During the Chilocco Alumni
Meeting at Tulsa, this summer, it was understood the gates would be open for
Alumni members to drive through the campus. However, they had to sit in a
line of cars and no one showed up to open the gates. I’m told that was a
disappointment to the members who only wanted to see, one more time, their
old alma mater that made such a difference in their lives. The five tribes
owning the grounds are all bogged down with their own problems and concerns,
so it is hard for them to take on one more unsolvable problem, it seems. I
At this time the Alumni
Society is planning a float for the Arkansas City Arkalalah. I have been
asked to call the Arkansas City Chamber for instructions and on that and I
will beg off. My time is too precious with loved ones and family. Actually,
I didn’t participate in those extra curricular activities when I was at the
school. There are those who did and I think they will have to be the ones to
get involved in this.
The Tonkawas have built a
good sized casino right before the gate at Chilocco and I’m told it is nice,
for any of those who like to gamble.
My brother is on the roads
commission for the Ponca and he showed a projected plan which would clean up
the trees from off the roads as well as put new roads down. However, this is
only a plan to be presented to the counsel and, if I understood correctly,
was a twenty year proposal. I, frankly, do not see any of this happening at
this time, but who knows?
The money for the cemetery is
in the bank (some 1000.00) awaiting further plans to get the fence up around
it. There was some money collected, about 75 dollars for membership and that
was used for porta-potti and food to serve to the crew from the historical
group who did the very distasteful work of measuring, evaluating a recording
data on the buildings while tromping through chigger, tick infested, poison
ivy overgrowth and surely snakes around the lake and on the grounds.
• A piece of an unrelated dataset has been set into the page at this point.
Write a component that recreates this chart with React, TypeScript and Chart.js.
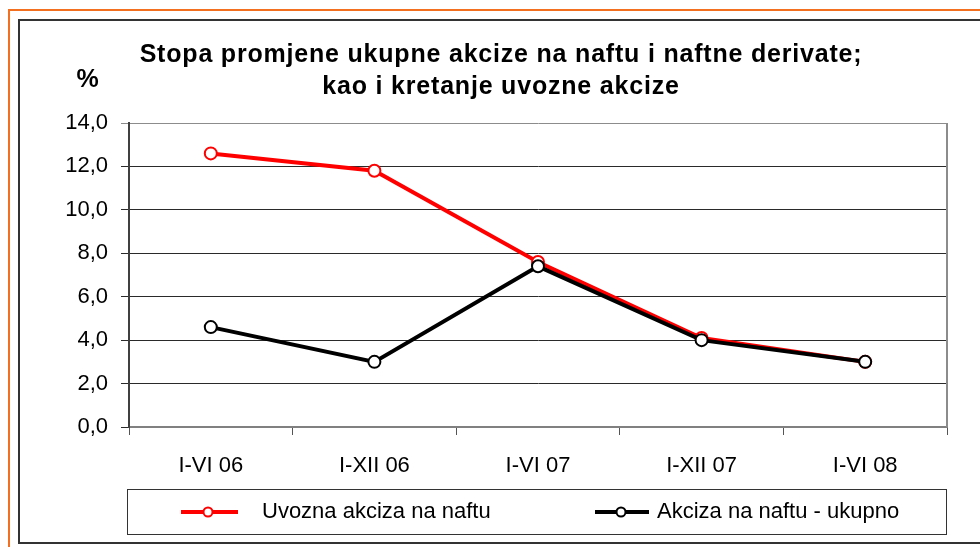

Some of
the food was donated by the ones who wanted the work done so badly.
My interest in Chilocco is
purely personal and this is not with the Alumni in any way. The work they
are doing is in connection with the student body, which is commendable. I
just don’t have enough time to get involved in the social joys they are able
to squeeze into their own schedules. The load here is too heavy, and I’m not
complaining. Mother used to say, “We love our worries and problems.”
In working with the Chilocco
Alumni, the president, of the Northern Chapter, Garland Kent, seems to be
pleasured with the possible instead of all the so-impossible and that is
worth everything. I'm happy to see the old Garland brandishing a new spirit
that wishes to meet these problems, head-on.